— Work to do —
Repeat only what lies from the line with "Clone this diagram in TikZ." to the line with "(20,413) -- (779.5,370.5)", those two lines included, exactly as it stands; omit any images.

— Entries supplied —

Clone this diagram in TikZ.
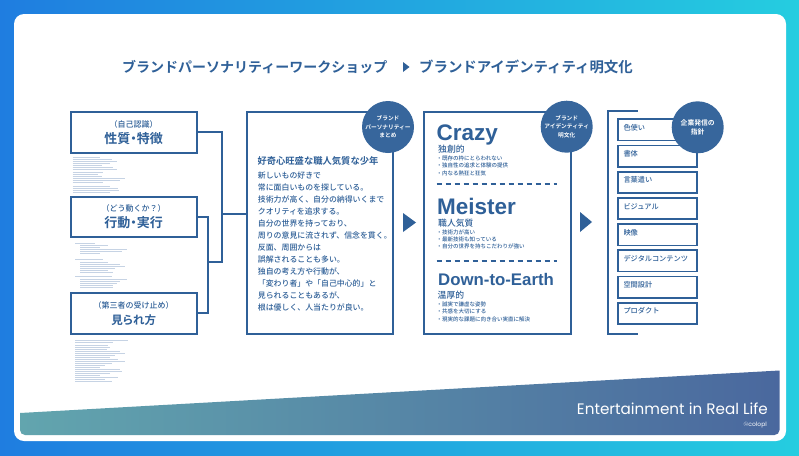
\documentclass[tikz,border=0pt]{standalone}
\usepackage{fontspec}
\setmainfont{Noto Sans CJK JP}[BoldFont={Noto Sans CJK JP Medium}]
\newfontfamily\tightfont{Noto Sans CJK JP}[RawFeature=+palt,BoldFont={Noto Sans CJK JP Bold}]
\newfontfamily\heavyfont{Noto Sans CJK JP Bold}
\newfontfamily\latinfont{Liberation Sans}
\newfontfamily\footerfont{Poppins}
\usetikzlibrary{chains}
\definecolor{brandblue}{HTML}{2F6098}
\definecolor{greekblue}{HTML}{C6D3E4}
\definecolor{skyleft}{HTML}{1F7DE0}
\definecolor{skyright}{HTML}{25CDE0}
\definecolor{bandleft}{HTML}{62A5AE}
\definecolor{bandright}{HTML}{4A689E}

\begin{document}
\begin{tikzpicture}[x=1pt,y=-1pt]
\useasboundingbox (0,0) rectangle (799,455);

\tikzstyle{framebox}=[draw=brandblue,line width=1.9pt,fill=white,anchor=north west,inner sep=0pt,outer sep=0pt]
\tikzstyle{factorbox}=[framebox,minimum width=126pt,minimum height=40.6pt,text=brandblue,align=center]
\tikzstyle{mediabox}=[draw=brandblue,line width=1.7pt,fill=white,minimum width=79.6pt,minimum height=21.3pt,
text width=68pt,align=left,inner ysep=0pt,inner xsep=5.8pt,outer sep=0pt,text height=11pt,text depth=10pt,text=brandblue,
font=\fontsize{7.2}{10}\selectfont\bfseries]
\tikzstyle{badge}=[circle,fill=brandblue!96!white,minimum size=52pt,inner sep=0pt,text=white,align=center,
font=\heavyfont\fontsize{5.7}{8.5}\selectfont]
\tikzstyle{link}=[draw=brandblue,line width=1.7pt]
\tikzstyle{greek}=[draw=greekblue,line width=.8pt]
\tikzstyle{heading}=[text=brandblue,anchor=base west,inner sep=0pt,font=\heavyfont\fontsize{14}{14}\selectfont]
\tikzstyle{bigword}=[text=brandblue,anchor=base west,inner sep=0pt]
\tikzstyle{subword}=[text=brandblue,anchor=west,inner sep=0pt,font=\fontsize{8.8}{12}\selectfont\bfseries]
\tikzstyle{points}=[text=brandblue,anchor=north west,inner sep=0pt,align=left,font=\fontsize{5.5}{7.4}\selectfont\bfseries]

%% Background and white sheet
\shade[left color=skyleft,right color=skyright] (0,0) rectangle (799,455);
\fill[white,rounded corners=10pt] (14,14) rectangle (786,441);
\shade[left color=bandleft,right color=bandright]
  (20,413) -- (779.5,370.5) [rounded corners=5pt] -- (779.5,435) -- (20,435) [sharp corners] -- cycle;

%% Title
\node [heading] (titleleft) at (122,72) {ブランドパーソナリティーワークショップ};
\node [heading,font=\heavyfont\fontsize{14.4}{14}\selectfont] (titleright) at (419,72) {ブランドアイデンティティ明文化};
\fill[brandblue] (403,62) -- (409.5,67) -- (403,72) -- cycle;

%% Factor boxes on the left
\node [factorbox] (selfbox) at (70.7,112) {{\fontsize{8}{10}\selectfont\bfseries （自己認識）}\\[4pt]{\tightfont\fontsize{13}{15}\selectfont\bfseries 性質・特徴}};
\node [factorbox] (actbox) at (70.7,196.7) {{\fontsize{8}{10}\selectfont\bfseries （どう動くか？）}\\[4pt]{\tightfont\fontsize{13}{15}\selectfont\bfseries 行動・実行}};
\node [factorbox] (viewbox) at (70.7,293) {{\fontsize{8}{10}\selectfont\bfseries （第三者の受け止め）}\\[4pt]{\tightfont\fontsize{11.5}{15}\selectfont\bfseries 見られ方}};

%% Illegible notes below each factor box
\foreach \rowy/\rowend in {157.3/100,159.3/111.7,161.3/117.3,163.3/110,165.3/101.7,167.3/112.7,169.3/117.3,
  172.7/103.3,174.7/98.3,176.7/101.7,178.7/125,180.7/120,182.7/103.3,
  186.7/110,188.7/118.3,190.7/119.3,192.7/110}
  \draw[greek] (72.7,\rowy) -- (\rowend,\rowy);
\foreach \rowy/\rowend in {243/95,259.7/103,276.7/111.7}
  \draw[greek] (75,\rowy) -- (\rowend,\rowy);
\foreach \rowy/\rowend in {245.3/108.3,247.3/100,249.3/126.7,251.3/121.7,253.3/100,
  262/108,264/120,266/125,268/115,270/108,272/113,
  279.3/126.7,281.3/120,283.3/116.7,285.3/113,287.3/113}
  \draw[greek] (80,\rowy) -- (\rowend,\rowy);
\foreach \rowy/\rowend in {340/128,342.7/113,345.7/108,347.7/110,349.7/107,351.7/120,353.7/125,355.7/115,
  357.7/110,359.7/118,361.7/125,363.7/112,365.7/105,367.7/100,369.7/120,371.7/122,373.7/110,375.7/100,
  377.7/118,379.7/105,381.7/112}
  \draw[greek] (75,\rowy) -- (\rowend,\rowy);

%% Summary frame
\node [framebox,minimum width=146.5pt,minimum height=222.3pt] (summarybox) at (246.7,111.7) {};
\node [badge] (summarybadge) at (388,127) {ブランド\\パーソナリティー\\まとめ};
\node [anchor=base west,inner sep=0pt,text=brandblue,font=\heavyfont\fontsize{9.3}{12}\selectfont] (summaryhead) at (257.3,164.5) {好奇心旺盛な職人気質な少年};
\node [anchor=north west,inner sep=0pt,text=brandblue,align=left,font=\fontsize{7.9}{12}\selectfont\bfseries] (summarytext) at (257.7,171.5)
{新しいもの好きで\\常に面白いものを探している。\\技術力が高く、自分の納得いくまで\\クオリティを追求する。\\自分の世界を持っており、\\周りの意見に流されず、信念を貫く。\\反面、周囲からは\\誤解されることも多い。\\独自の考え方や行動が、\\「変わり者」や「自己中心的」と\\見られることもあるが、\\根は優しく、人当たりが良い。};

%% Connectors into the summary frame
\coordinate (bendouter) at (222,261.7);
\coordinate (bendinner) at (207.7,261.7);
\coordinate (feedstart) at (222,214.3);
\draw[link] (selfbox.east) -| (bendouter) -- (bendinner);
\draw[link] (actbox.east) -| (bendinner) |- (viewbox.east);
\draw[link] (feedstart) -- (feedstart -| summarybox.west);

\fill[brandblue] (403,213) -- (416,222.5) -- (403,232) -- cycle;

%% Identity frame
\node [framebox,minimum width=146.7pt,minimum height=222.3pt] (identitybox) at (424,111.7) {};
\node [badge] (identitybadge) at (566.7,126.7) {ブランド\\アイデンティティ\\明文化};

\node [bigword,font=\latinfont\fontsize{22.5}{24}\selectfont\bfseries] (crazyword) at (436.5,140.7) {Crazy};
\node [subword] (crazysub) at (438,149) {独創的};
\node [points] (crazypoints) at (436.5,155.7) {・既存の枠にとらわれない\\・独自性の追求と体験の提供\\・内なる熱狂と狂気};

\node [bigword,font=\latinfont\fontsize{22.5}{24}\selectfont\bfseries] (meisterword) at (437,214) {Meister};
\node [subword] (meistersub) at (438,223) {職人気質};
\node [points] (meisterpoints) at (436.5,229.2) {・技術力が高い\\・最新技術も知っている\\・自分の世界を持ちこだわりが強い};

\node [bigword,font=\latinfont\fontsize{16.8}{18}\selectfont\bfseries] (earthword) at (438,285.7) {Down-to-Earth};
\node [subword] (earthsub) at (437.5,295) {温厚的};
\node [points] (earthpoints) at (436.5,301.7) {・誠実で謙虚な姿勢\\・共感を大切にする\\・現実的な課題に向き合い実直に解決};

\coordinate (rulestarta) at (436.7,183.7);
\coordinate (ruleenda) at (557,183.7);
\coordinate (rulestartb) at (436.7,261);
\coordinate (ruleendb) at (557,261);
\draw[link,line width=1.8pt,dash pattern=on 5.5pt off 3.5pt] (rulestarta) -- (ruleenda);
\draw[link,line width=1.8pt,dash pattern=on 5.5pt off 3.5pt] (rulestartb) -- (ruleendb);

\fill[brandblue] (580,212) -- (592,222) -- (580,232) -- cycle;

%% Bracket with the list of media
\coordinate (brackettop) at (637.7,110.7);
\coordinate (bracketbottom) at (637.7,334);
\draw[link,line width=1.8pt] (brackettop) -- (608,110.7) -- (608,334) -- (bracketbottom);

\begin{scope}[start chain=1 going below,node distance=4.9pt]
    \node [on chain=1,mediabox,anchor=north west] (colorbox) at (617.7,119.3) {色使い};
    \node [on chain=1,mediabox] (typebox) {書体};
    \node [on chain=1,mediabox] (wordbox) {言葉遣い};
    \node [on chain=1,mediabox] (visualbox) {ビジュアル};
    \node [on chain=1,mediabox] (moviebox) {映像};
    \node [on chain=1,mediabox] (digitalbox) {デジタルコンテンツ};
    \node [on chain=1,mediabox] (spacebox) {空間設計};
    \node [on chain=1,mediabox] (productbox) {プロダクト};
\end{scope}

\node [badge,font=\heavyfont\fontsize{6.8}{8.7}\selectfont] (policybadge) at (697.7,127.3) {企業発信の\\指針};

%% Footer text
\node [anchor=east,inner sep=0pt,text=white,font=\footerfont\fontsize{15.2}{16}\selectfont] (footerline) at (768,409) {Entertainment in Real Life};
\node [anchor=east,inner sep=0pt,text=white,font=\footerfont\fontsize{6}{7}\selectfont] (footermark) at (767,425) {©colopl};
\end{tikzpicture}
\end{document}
==
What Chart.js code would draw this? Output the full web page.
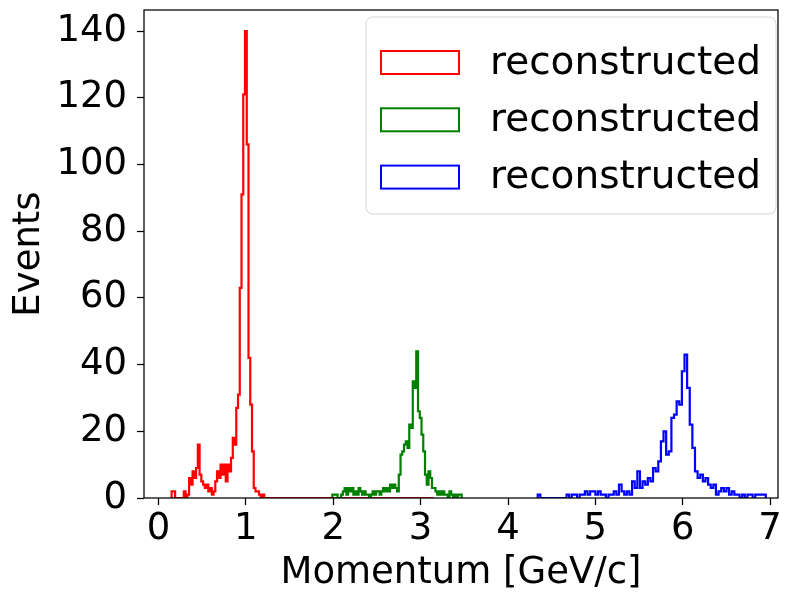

— Exercise answer —
Clone this diagram in TikZ.
\documentclass[tikz,border=0pt]{standalone}
\usepackage{fontspec}
\setmainfont{Noto Sans CJK JP}[BoldFont={Noto Sans CJK JP Medium}]
\newfontfamily\tightfont{Noto Sans CJK JP}[RawFeature=+palt,BoldFont={Noto Sans CJK JP Bold}]
\newfontfamily\heavyfont{Noto Sans CJK JP Bold}
\newfontfamily\latinfont{Liberation Sans}
\newfontfamily\footerfont{Poppins}
\usetikzlibrary{chains}
\definecolor{brandblue}{HTML}{2F6098}
\definecolor{greekblue}{HTML}{C6D3E4}
\definecolor{skyleft}{HTML}{1F7DE0}
\definecolor{skyright}{HTML}{25CDE0}
\definecolor{bandleft}{HTML}{62A5AE}
\definecolor{bandright}{HTML}{4A689E}

\begin{document}
\begin{tikzpicture}[x=1pt,y=-1pt]
\useasboundingbox (0,0) rectangle (799,455);

\tikzstyle{framebox}=[draw=brandblue,line width=1.9pt,fill=white,anchor=north west,inner sep=0pt,outer sep=0pt]
\tikzstyle{factorbox}=[framebox,minimum width=126pt,minimum height=40.6pt,text=brandblue,align=center]
\tikzstyle{mediabox}=[draw=brandblue,line width=1.7pt,fill=white,minimum width=79.6pt,minimum height=21.3pt,
text width=68pt,align=left,inner ysep=0pt,inner xsep=5.8pt,outer sep=0pt,text height=11pt,text depth=10pt,text=brandblue,
font=\fontsize{7.2}{10}\selectfont\bfseries]
\tikzstyle{badge}=[circle,fill=brandblue!96!white,minimum size=52pt,inner sep=0pt,text=white,align=center,
font=\heavyfont\fontsize{5.7}{8.5}\selectfont]
\tikzstyle{link}=[draw=brandblue,line width=1.7pt]
\tikzstyle{greek}=[draw=greekblue,line width=.8pt]
\tikzstyle{heading}=[text=brandblue,anchor=base west,inner sep=0pt,font=\heavyfont\fontsize{14}{14}\selectfont]
\tikzstyle{bigword}=[text=brandblue,anchor=base west,inner sep=0pt]
\tikzstyle{subword}=[text=brandblue,anchor=west,inner sep=0pt,font=\fontsize{8.8}{12}\selectfont\bfseries]
\tikzstyle{points}=[text=brandblue,anchor=north west,inner sep=0pt,align=left,font=\fontsize{5.5}{7.4}\selectfont\bfseries]

%% Background and white sheet
\shade[left color=skyleft,right color=skyright] (0,0) rectangle (799,455);
\fill[white,rounded corners=10pt] (14,14) rectangle (786,441);
\shade[left color=bandleft,right color=bandright]
  (20,413) -- (779.5,370.5) [rounded corners=5pt] -- (779.5,435) -- (20,435) [sharp corners] -- cycle;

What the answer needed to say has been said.